The week passed in a haze and not just because of the Canadian wildfires (yikes to the air quality around these parts!) My work called for heavy screen time (Rise, Inc. rolled out a new case management system), which meant not enough personal screen time to write a decent blog for you.

While my face was buried in work, I learned it was time to put our Honda to rest. We seem to enjoy keeping vehicles on life support, but the mechanic called our beloved Pilot’s time of death yesterday, June 14, at 3:33 p.m. We’re mourning the loss of the old girl who faithfully carted us around–and not only us but also the many relatives, friends, and thirty-two kids we hosted through Safe Families for Children. She was trustworthy (mostly) and showed us a grand time all the way to California and back on our Epic Family Road Trip of 2019 (and spent only two times in the shop for brake issues on that trip, if memory serves me right.)

But enough eulogizing our SUV. You didn’t come here today for the breezy recap of our week’s minutia; you came for something creative, which you won’t get (refer to the first paragraph, please.)

I did, however, land on a delightful story from a Twin Cities’ news station, and I think you might enjoy it too.

KSTP’s newscaster, Paul Folger, tracked down Toby, the Galapagos tortoise, who lived at Saint Paul’s Como Zoo from 1958 to 1974. Back in the day, the children at the zoo loved Toby. He gave them rides, and as the legend goes, Dad plopped me on top of the big guy at some point in 1972. When the massive turtle moved a centimeter underneath me, I startled and cried. I guess my two-year-old brain thought he was a rock instead of a reptile.

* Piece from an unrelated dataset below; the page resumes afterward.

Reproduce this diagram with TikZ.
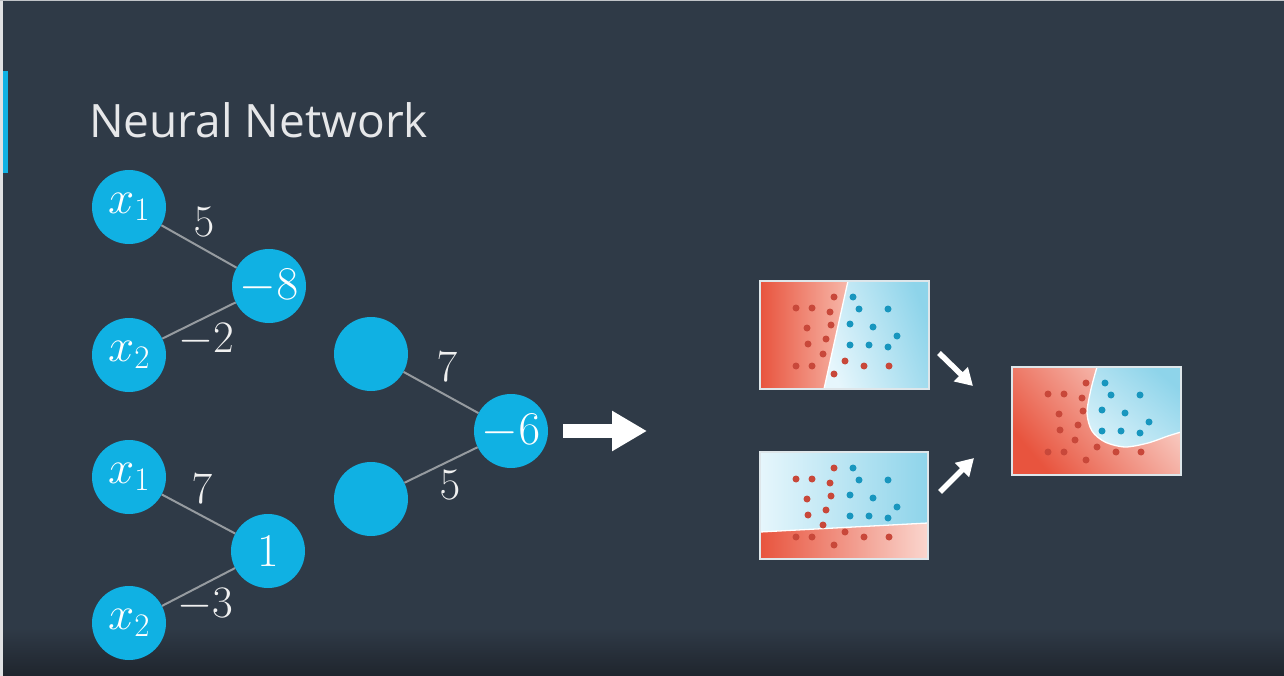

Toby’s tortoise friend, Lady Godiva, passed away in 1974, and Toby was moved from Minnesota into a breeding program in Hawaii that same year. I imagine him suffering the trauma of his friend’s death as well as the stress of relocation, and I feel for the slow-moving guy. But that’s just me projecting, so who knows.

Just recently, the Mayor’s Office in Honolulu called Paul at KSTP to let him know Toby was living his best life in Hawaii, no longer giving rides but instead relaxing and eating his favorite snack, cactus. He lives in a habitat with other tortoises, and he’s 91 years old, which is young, since Galapagos tortoises can live beyond 150 years.

Oh, and Toby knows his name. When someone calls him, he stretches out his neck in response, and he poses for photo shoots too. Isn’t that cute?